-- RECORDS SHOWN start --
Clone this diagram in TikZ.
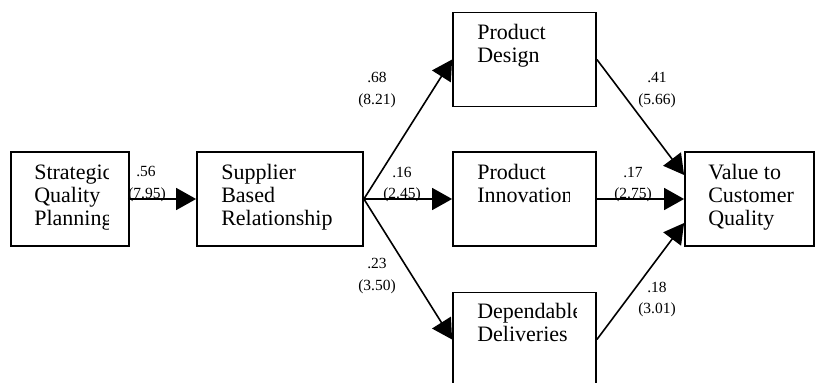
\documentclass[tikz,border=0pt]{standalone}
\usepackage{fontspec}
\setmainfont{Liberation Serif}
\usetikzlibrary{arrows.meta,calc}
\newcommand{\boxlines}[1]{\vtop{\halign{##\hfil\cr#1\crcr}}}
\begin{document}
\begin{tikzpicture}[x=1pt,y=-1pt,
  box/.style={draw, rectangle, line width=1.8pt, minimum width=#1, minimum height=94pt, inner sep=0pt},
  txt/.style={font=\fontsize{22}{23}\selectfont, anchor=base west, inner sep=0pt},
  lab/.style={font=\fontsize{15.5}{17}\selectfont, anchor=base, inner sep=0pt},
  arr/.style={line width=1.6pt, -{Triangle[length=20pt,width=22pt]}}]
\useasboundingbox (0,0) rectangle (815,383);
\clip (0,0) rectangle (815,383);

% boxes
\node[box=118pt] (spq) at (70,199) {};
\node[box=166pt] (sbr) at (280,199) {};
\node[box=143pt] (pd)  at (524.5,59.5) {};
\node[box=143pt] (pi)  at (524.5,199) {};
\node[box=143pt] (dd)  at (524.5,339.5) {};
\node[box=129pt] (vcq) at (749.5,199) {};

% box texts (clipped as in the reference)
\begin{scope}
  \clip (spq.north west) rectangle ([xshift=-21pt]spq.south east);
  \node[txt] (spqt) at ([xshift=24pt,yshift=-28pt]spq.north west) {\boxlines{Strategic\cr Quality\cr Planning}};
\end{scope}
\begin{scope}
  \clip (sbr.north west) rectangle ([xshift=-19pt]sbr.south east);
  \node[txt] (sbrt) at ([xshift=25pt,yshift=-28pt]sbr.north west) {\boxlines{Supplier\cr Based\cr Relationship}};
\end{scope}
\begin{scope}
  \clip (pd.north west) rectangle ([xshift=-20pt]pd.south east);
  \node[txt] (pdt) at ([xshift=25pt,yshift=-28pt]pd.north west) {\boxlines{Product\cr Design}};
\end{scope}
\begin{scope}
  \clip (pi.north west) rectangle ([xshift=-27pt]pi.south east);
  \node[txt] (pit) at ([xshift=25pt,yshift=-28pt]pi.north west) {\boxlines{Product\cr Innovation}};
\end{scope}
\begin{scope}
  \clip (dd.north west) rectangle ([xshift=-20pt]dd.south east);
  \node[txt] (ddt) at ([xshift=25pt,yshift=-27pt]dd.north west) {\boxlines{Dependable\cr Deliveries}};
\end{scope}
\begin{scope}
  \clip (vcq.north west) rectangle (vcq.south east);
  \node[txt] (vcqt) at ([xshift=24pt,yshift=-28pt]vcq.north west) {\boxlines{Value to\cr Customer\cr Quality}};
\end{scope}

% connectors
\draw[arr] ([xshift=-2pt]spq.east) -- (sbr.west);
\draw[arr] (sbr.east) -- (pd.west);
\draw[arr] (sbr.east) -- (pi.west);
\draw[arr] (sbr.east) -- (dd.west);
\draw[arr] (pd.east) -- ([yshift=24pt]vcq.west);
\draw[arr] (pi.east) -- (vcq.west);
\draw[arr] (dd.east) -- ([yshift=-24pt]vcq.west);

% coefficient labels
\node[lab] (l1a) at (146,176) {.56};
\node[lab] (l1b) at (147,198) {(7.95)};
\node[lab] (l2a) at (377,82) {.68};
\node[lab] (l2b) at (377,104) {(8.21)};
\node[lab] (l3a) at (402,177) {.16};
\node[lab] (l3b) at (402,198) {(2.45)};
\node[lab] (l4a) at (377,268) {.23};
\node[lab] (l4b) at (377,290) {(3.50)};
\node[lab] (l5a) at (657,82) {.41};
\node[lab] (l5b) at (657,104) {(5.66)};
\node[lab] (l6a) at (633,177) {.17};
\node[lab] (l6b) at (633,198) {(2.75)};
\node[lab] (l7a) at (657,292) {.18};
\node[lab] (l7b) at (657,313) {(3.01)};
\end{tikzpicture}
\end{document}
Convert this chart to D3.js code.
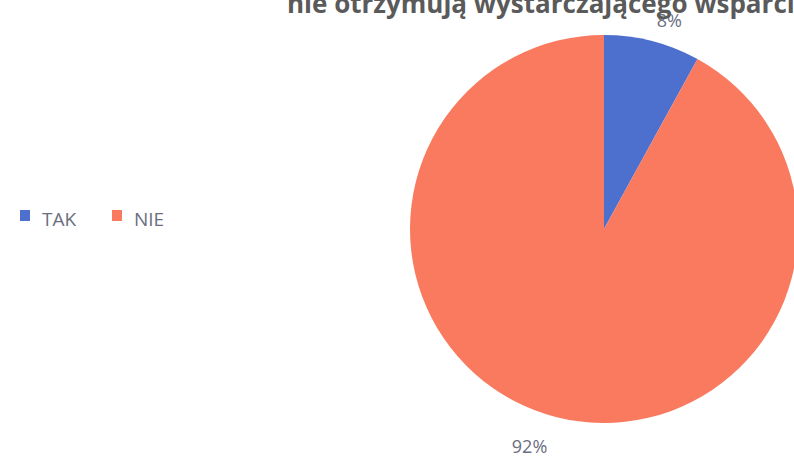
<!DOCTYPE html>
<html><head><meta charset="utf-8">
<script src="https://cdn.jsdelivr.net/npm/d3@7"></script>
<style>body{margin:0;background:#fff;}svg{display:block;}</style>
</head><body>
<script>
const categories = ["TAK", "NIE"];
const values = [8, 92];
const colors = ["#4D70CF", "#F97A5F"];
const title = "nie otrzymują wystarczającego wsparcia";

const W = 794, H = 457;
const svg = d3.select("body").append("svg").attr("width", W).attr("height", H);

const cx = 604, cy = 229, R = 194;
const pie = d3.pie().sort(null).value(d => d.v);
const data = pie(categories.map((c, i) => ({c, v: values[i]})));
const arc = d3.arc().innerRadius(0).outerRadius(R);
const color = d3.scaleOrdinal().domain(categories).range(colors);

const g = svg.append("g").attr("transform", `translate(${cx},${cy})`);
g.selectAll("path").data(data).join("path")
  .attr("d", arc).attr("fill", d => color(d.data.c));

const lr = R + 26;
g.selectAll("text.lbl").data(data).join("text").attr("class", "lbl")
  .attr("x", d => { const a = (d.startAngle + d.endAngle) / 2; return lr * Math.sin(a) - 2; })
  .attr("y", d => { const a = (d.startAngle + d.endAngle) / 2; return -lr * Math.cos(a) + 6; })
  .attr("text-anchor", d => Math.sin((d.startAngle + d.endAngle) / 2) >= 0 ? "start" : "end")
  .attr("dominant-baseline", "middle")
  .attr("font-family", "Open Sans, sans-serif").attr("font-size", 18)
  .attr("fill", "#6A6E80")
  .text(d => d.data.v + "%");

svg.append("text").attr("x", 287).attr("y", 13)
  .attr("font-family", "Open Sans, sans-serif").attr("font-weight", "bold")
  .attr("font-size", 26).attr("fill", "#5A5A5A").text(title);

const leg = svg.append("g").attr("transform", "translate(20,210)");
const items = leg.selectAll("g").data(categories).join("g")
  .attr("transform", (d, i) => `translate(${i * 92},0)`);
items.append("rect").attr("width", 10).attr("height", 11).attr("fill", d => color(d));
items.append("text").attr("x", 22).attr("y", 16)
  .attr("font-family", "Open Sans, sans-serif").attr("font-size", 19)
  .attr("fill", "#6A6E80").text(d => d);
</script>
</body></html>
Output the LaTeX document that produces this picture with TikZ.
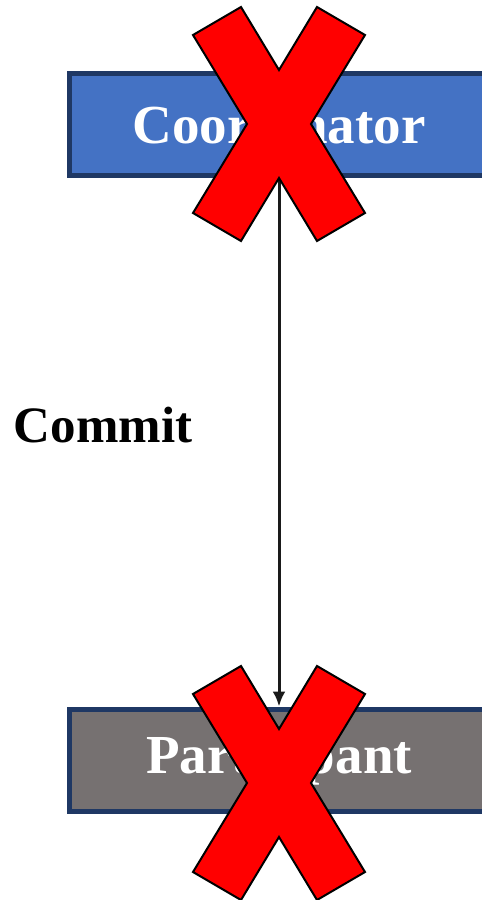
-- RECORDS SHOWN end --
PROBLEM TO WORK ON:
Restate the data above word for word. Do not include the images.

CORRECT RESPONSE:
Clone this diagram in TikZ.
\documentclass[tikz,border=0pt]{standalone}
\usepackage{fontspec}
\setmainfont{Liberation Serif}
\usetikzlibrary{arrows.meta,calc}
\newcommand{\boxlines}[1]{\vtop{\halign{##\hfil\cr#1\crcr}}}
\begin{document}
\begin{tikzpicture}[x=1pt,y=-1pt,
  box/.style={draw, rectangle, line width=1.8pt, minimum width=#1, minimum height=94pt, inner sep=0pt},
  txt/.style={font=\fontsize{22}{23}\selectfont, anchor=base west, inner sep=0pt},
  lab/.style={font=\fontsize{15.5}{17}\selectfont, anchor=base, inner sep=0pt},
  arr/.style={line width=1.6pt, -{Triangle[length=20pt,width=22pt]}}]
\useasboundingbox (0,0) rectangle (815,383);
\clip (0,0) rectangle (815,383);

% boxes
\node[box=118pt] (spq) at (70,199) {};
\node[box=166pt] (sbr) at (280,199) {};
\node[box=143pt] (pd)  at (524.5,59.5) {};
\node[box=143pt] (pi)  at (524.5,199) {};
\node[box=143pt] (dd)  at (524.5,339.5) {};
\node[box=129pt] (vcq) at (749.5,199) {};

% box texts (clipped as in the reference)
\begin{scope}
  \clip (spq.north west) rectangle ([xshift=-21pt]spq.south east);
  \node[txt] (spqt) at ([xshift=24pt,yshift=-28pt]spq.north west) {\boxlines{Strategic\cr Quality\cr Planning}};
\end{scope}
\begin{scope}
  \clip (sbr.north west) rectangle ([xshift=-19pt]sbr.south east);
  \node[txt] (sbrt) at ([xshift=25pt,yshift=-28pt]sbr.north west) {\boxlines{Supplier\cr Based\cr Relationship}};
\end{scope}
\begin{scope}
  \clip (pd.north west) rectangle ([xshift=-20pt]pd.south east);
  \node[txt] (pdt) at ([xshift=25pt,yshift=-28pt]pd.north west) {\boxlines{Product\cr Design}};
\end{scope}
\begin{scope}
  \clip (pi.north west) rectangle ([xshift=-27pt]pi.south east);
  \node[txt] (pit) at ([xshift=25pt,yshift=-28pt]pi.north west) {\boxlines{Product\cr Innovation}};
\end{scope}
\begin{scope}
  \clip (dd.north west) rectangle ([xshift=-20pt]dd.south east);
  \node[txt] (ddt) at ([xshift=25pt,yshift=-27pt]dd.north west) {\boxlines{Dependable\cr Deliveries}};
\end{scope}
\begin{scope}
  \clip (vcq.north west) rectangle (vcq.south east);
  \node[txt] (vcqt) at ([xshift=24pt,yshift=-28pt]vcq.north west) {\boxlines{Value to\cr Customer\cr Quality}};
\end{scope}

% connectors
\draw[arr] ([xshift=-2pt]spq.east) -- (sbr.west);
\draw[arr] (sbr.east) -- (pd.west);
\draw[arr] (sbr.east) -- (pi.west);
\draw[arr] (sbr.east) -- (dd.west);
\draw[arr] (pd.east) -- ([yshift=24pt]vcq.west);
\draw[arr] (pi.east) -- (vcq.west);
\draw[arr] (dd.east) -- ([yshift=-24pt]vcq.west);

% coefficient labels
\node[lab] (l1a) at (146,176) {.56};
\node[lab] (l1b) at (147,198) {(7.95)};
\node[lab] (l2a) at (377,82) {.68};
\node[lab] (l2b) at (377,104) {(8.21)};
\node[lab] (l3a) at (402,177) {.16};
\node[lab] (l3b) at (402,198) {(2.45)};
\node[lab] (l4a) at (377,268) {.23};
\node[lab] (l4b) at (377,290) {(3.50)};
\node[lab] (l5a) at (657,82) {.41};
\node[lab] (l5b) at (657,104) {(5.66)};
\node[lab] (l6a) at (633,177) {.17};
\node[lab] (l6b) at (633,198) {(2.75)};
\node[lab] (l7a) at (657,292) {.18};
\node[lab] (l7b) at (657,313) {(3.01)};
\end{tikzpicture}
\end{document}
Convert this chart to D3.js code.
<!DOCTYPE html>
<html><head><meta charset="utf-8">
<script src="https://cdn.jsdelivr.net/npm/d3@7"></script>
<style>body{margin:0;background:#fff;}svg{display:block;}</style>
</head><body>
<script>
const categories = ["TAK", "NIE"];
const values = [8, 92];
const colors = ["#4D70CF", "#F97A5F"];
const title = "nie otrzymują wystarczającego wsparcia";

const W = 794, H = 457;
const svg = d3.select("body").append("svg").attr("width", W).attr("height", H);

const cx = 604, cy = 229, R = 194;
const pie = d3.pie().sort(null).value(d => d.v);
const data = pie(categories.map((c, i) => ({c, v: values[i]})));
const arc = d3.arc().innerRadius(0).outerRadius(R);
const color = d3.scaleOrdinal().domain(categories).range(colors);

const g = svg.append("g").attr("transform", `translate(${cx},${cy})`);
g.selectAll("path").data(data).join("path")
  .attr("d", arc).attr("fill", d => color(d.data.c));

const lr = R + 26;
g.selectAll("text.lbl").data(data).join("text").attr("class", "lbl")
  .attr("x", d => { const a = (d.startAngle + d.endAngle) / 2; return lr * Math.sin(a) - 2; })
  .attr("y", d => { const a = (d.startAngle + d.endAngle) / 2; return -lr * Math.cos(a) + 6; })
  .attr("text-anchor", d => Math.sin((d.startAngle + d.endAngle) / 2) >= 0 ? "start" : "end")
  .attr("dominant-baseline", "middle")
  .attr("font-family", "Open Sans, sans-serif").attr("font-size", 18)
  .attr("fill", "#6A6E80")
  .text(d => d.data.v + "%");

svg.append("text").attr("x", 287).attr("y", 13)
  .attr("font-family", "Open Sans, sans-serif").attr("font-weight", "bold")
  .attr("font-size", 26).attr("fill", "#5A5A5A").text(title);

const leg = svg.append("g").attr("transform", "translate(20,210)");
const items = leg.selectAll("g").data(categories).join("g")
  .attr("transform", (d, i) => `translate(${i * 92},0)`);
items.append("rect").attr("width", 10).attr("height", 11).attr("fill", d => color(d));
items.append("text").attr("x", 22).attr("y", 16)
  .attr("font-family", "Open Sans, sans-serif").attr("font-size", 19)
  .attr("fill", "#6A6E80").text(d => d);
</script>
</body></html>
Output the LaTeX document that produces this picture with TikZ.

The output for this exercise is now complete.